Song by Brenda & The Tabulations
- Released: February 1973
- Songwriter: Van McCoy
- Producers: Gilda Woods & Van McCoy

Brenda & The Tabulations singles chronology
| "Little Bit Of Love" (1972) | "One Girl Too Late" (1973) | "key to My Heart" (1973) |

= One Girl Too Late =

One Girl Too Late is a Van McCoy composition. It was a hit for Brenda & the Tabulations in 1973. It has also been covered by Polly Brown, Gina Foster and Pure Silk featuring Winsome.

==Background==
Written by Van McCoy and co-produced by McCoy and Guila Woods, the recording was released as a single in February 1973. In the song, the girl tells the story of being in love with a guy who is already taken. A "Soul Pick" in the February 24 issue of Billboard, the reviewer noted Brenda's superb handling of the lead vocal with the smooth flowing of the strings and horns with the male trio singing background.

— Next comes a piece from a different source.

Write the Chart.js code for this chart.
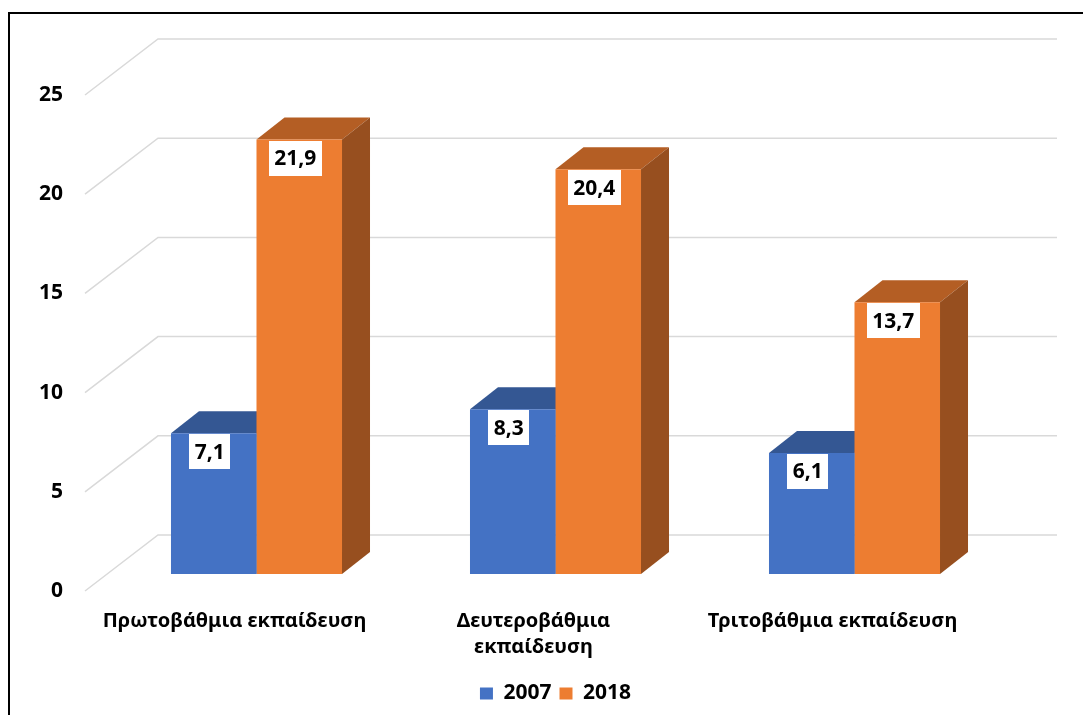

For the week of March 31, 1973, the Campus News section of Billboard reported play action on Michael Wilde's show at WSUW -FM, U in Minnesota.

==Chart==
===Billboard and Cash Box===
On the week of April 7, 1973, the single entered the Billboard Best Selling Soul Singles chart at no. 49. It peaked at no. 48 the following week. Due to the fact that Billboard at that time were only showing the top 50 bestselling soul singles, there were no more chart entries recorded for the song. And it was at that week (April 14) that it entered the Cash Box R&B Top 65 chart at no. 60. The following week it was at no. 58.

===Record World===
It had also seen action in the Record World R&B Singles chart, debuting at no. 55 on March 10. It peaked at no. 44 on March 31 and held that position for another week. It was still in the chart at no. 67 on April 21.

==Other versions==
Polly Brown recorded her version which was included on her 1975 album, Special Delivery which was produced by Phil Swern and Gerry Shury.
Gina Foster who has been with Swing Out Sister and has vocally backed Corinne Drewery has recorded a version of the song. A version was released in 1992 by Pure Silk featuring Winsome. It was produced by Anthony Brightly.